“The Rock” (1996) might not be a good film in any objective sense of the term (although it was nominated for a Best Sound Oscar), but damn is it a fun one. This is one of those films, from the height of the tentpole era and director Michael Bay’s powers, that takes itself seriously at first glance yet steadily drops hints that you’re not supposed to take it seriously.
It’s filled with equal parts spectacular explosions and muscular one-liners as Nicolas Cage and Sean Connery wonderfully play off each other.
Over the top (in a good way)
This 2 hour, 16 minute film – which doesn’t seem so long once you catch its vibe – opens with Ed Harris’ General Hummel standing in the rain, professing to his wife’s grave (and the audience) that he’s been driven to his last straw.
“The Rock” (1996)
Director: Michael Bay
Writers: David Weisberg (story, screenplay), Douglas Cook (story, screenplay), Mark Rosner (screenplay)
Stars: Sean Connery, Nicolas Cage, Ed Harris
No one will listen to his pleas for soldiers killed on secret missions to be recognized by their country, so he’s going to embark on the desperate threat that becomes “The Rock’s” plot: He aims deadly gas-filled missiles at the Bay Area.
That’s a provocative theme – and original for a terrorist’s motives – yet it’s obvious that we’re never supposed to take this three-writer screenplay seriously.
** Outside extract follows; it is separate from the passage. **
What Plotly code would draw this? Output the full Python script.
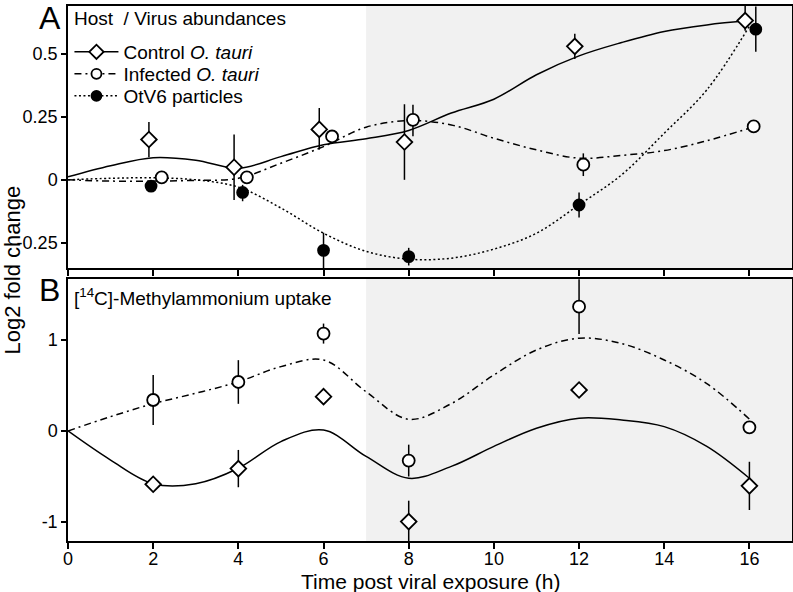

“The Rock” soon finds government suits and soldiers – played by every middle-aged “Oh, it’s that guy” actor in Hollywood – cursing with every other word and looking dour as the camera pans in on them. They’ll say “I get up three times a night to take a piss” in the tension-building staff meetings, then “God have mercy on us all” when things gets serious in the control bunker.
A ridiculous romp
It’s a blast to watch Cage and Connery interact. Cage’s FBI biological-agent expert Stanley Goodspeed wants nothing to do with venturing to Alcatraz to take on Hummel’s mercenaries, but he has to man up.
Connery’s jailed-for-decades John Mason (who knows about the Roswell cover-up and who killed JFK) is happy to be stretching his legs again, but he’s a little rusty. It’s fun to watch them be flustered but overcome it in tense moments.
Those tense moments are of the ridiculous type that nonetheless make you smile. I don’t know what Michael Biehn’s Commander Anderson is trying to gain by aggressively yelling at Hummel in that shower-room standoff where Hummel’s men have the high ground. It ends with almost everyone dead.
The climactic internal standoff among the mercs is more organic – again, of course, ending with almost everyone dead. And with music by Hans Zimmer and Nick Glennie-Smith soaring behind it.
A 1996 time capsule
“The Rock” — like “Twister” and “Independence Day” — is wonderfully 1996. Back then, actors saw small roles in big movies as more important than a big role in a smaller movie or TV show.
As such, “The Rock’s” cast is hilariously, unnecessarily loaded. To wit: You have to go into the “uncredited” portion of IMDb before even getting to Xander Berkeley, Raymond Cruz and Philip Baker (“I get up three times a night to take a piss”) Hall.
Always looking grimy and great, “The Rock” influenced “24” in its plotting (although the latter’s plutonium rods ain’t got nothing on the globes of VX poison here) and earned Bay (“Bad Boys”) many more big picture deals, extending long after “a Michael Bay film” became a bug rather than a perk.
But it’s really stuck in the 1990s with the way women have no role other than as objects of affection (Mason’s daughter) or scared loved ones (Goodspeed’s wife), and how gay or effeminate men (Mason’s hairdresser) are amusing by their very nature.
On the other hand, swearing and explosions never get old. Nor does the US government screwing over its soldiers. But if I even wrote one paragraph delving into this issue that’s Hummel’s central concern, I’d be absurdly missing the point of “The Rock.” This movie is dumb – and delicious — action fun.